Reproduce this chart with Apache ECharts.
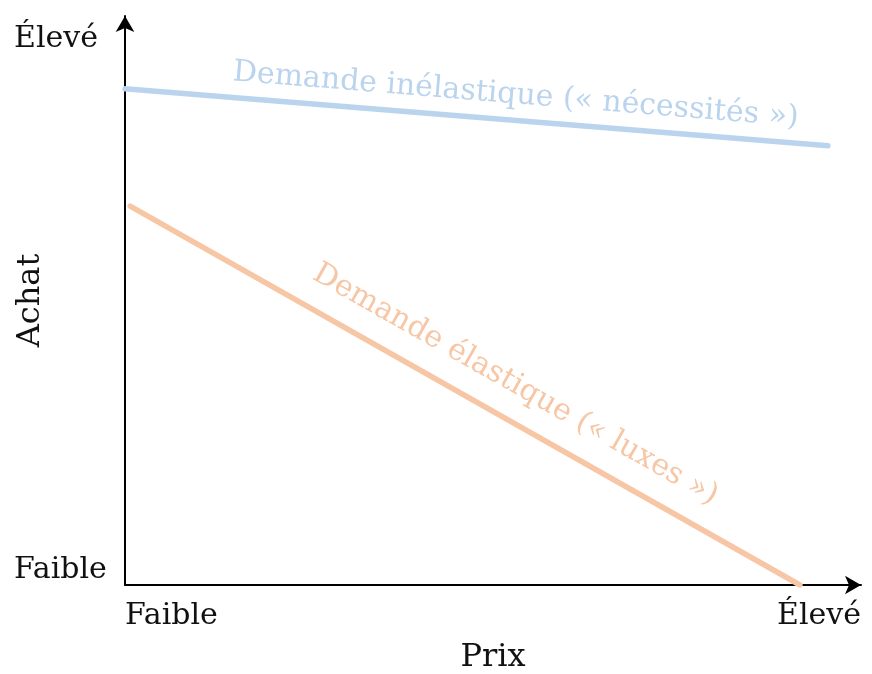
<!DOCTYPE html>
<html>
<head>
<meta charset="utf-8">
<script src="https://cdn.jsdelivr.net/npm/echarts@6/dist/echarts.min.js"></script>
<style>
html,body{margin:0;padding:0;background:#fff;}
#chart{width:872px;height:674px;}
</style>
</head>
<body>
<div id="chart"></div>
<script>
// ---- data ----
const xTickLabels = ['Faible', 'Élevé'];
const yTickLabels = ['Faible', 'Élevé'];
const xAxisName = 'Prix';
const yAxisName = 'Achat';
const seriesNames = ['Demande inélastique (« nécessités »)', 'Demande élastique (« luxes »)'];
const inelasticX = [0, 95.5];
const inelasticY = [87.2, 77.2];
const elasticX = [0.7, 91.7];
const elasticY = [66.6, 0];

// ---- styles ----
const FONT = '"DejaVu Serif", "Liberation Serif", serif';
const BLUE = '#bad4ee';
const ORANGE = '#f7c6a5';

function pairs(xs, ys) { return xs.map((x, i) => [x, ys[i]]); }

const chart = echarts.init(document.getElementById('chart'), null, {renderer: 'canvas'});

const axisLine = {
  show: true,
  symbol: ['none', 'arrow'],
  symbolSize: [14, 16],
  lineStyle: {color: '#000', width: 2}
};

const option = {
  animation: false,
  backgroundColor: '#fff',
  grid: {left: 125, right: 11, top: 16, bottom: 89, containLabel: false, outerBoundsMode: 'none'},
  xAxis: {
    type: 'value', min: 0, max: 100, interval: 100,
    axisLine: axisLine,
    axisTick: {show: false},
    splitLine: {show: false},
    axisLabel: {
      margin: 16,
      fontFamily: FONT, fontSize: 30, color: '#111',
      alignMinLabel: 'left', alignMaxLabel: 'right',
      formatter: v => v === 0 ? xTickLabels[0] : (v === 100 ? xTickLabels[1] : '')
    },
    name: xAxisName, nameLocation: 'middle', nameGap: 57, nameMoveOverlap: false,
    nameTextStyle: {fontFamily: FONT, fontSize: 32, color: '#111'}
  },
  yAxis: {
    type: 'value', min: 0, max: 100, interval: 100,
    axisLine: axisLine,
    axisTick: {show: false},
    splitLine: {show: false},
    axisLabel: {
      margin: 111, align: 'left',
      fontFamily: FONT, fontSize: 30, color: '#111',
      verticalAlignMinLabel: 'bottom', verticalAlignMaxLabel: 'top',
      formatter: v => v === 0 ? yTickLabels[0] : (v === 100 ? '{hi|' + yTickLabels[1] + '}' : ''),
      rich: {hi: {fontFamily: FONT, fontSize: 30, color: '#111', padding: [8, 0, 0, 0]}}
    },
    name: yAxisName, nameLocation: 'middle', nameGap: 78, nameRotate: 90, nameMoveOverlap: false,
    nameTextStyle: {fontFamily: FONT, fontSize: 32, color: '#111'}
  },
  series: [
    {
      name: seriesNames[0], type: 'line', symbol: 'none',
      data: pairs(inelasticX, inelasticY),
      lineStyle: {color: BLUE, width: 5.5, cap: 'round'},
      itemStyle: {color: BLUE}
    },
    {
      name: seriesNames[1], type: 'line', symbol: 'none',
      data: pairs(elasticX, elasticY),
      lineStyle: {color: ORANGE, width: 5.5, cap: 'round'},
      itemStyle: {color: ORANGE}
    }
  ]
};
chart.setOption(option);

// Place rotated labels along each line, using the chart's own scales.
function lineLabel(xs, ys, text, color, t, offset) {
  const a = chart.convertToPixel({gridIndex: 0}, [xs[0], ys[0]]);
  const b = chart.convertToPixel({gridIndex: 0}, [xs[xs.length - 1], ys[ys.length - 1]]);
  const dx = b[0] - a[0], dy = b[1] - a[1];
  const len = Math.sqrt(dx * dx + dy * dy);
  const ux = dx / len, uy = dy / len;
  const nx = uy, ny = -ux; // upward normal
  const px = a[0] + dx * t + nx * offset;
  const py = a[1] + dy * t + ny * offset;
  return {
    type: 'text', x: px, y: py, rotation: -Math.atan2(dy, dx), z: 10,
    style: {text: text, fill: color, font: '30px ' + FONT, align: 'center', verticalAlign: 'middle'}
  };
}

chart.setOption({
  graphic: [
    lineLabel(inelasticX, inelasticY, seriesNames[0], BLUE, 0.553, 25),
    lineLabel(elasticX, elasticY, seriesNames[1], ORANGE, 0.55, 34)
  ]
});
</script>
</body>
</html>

EXERCISE GOAL:
Return the listing above unchanged, apart from dropping its pictures.

ANSWER BELOW:
Reproduce this chart with Apache ECharts.
<!DOCTYPE html>
<html>
<head>
<meta charset="utf-8">
<script src="https://cdn.jsdelivr.net/npm/echarts@6/dist/echarts.min.js"></script>
<style>
html,body{margin:0;padding:0;background:#fff;}
#chart{width:872px;height:674px;}
</style>
</head>
<body>
<div id="chart"></div>
<script>
// ---- data ----
const xTickLabels = ['Faible', 'Élevé'];
const yTickLabels = ['Faible', 'Élevé'];
const xAxisName = 'Prix';
const yAxisName = 'Achat';
const seriesNames = ['Demande inélastique (« nécessités »)', 'Demande élastique (« luxes »)'];
const inelasticX = [0, 95.5];
const inelasticY = [87.2, 77.2];
const elasticX = [0.7, 91.7];
const elasticY = [66.6, 0];

// ---- styles ----
const FONT = '"DejaVu Serif", "Liberation Serif", serif';
const BLUE = '#bad4ee';
const ORANGE = '#f7c6a5';

function pairs(xs, ys) { return xs.map((x, i) => [x, ys[i]]); }

const chart = echarts.init(document.getElementById('chart'), null, {renderer: 'canvas'});

const axisLine = {
  show: true,
  symbol: ['none', 'arrow'],
  symbolSize: [14, 16],
  lineStyle: {color: '#000', width: 2}
};

const option = {
  animation: false,
  backgroundColor: '#fff',
  grid: {left: 125, right: 11, top: 16, bottom: 89, containLabel: false, outerBoundsMode: 'none'},
  xAxis: {
    type: 'value', min: 0, max: 100, interval: 100,
    axisLine: axisLine,
    axisTick: {show: false},
    splitLine: {show: false},
    axisLabel: {
      margin: 16,
      fontFamily: FONT, fontSize: 30, color: '#111',
      alignMinLabel: 'left', alignMaxLabel: 'right',
      formatter: v => v === 0 ? xTickLabels[0] : (v === 100 ? xTickLabels[1] : '')
    },
    name: xAxisName, nameLocation: 'middle', nameGap: 57, nameMoveOverlap: false,
    nameTextStyle: {fontFamily: FONT, fontSize: 32, color: '#111'}
  },
  yAxis: {
    type: 'value', min: 0, max: 100, interval: 100,
    axisLine: axisLine,
    axisTick: {show: false},
    splitLine: {show: false},
    axisLabel: {
      margin: 111, align: 'left',
      fontFamily: FONT, fontSize: 30, color: '#111',
      verticalAlignMinLabel: 'bottom', verticalAlignMaxLabel: 'top',
      formatter: v => v === 0 ? yTickLabels[0] : (v === 100 ? '{hi|' + yTickLabels[1] + '}' : ''),
      rich: {hi: {fontFamily: FONT, fontSize: 30, color: '#111', padding: [8, 0, 0, 0]}}
    },
    name: yAxisName, nameLocation: 'middle', nameGap: 78, nameRotate: 90, nameMoveOverlap: false,
    nameTextStyle: {fontFamily: FONT, fontSize: 32, color: '#111'}
  },
  series: [
    {
      name: seriesNames[0], type: 'line', symbol: 'none',
      data: pairs(inelasticX, inelasticY),
      lineStyle: {color: BLUE, width: 5.5, cap: 'round'},
      itemStyle: {color: BLUE}
    },
    {
      name: seriesNames[1], type: 'line', symbol: 'none',
      data: pairs(elasticX, elasticY),
      lineStyle: {color: ORANGE, width: 5.5, cap: 'round'},
      itemStyle: {color: ORANGE}
    }
  ]
};
chart.setOption(option);

// Place rotated labels along each line, using the chart's own scales.
function lineLabel(xs, ys, text, color, t, offset) {
  const a = chart.convertToPixel({gridIndex: 0}, [xs[0], ys[0]]);
  const b = chart.convertToPixel({gridIndex: 0}, [xs[xs.length - 1], ys[ys.length - 1]]);
  const dx = b[0] - a[0], dy = b[1] - a[1];
  const len = Math.sqrt(dx * dx + dy * dy);
  const ux = dx / len, uy = dy / len;
  const nx = uy, ny = -ux; // upward normal
  const px = a[0] + dx * t + nx * offset;
  const py = a[1] + dy * t + ny * offset;
  return {
    type: 'text', x: px, y: py, rotation: -Math.atan2(dy, dx), z: 10,
    style: {text: text, fill: color, font: '30px ' + FONT, align: 'center', verticalAlign: 'middle'}
  };
}

chart.setOption({
  graphic: [
    lineLabel(inelasticX, inelasticY, seriesNames[0], BLUE, 0.553, 25),
    lineLabel(elasticX, elasticY, seriesNames[1], ORANGE, 0.55, 34)
  ]
});
</script>
</body>
</html>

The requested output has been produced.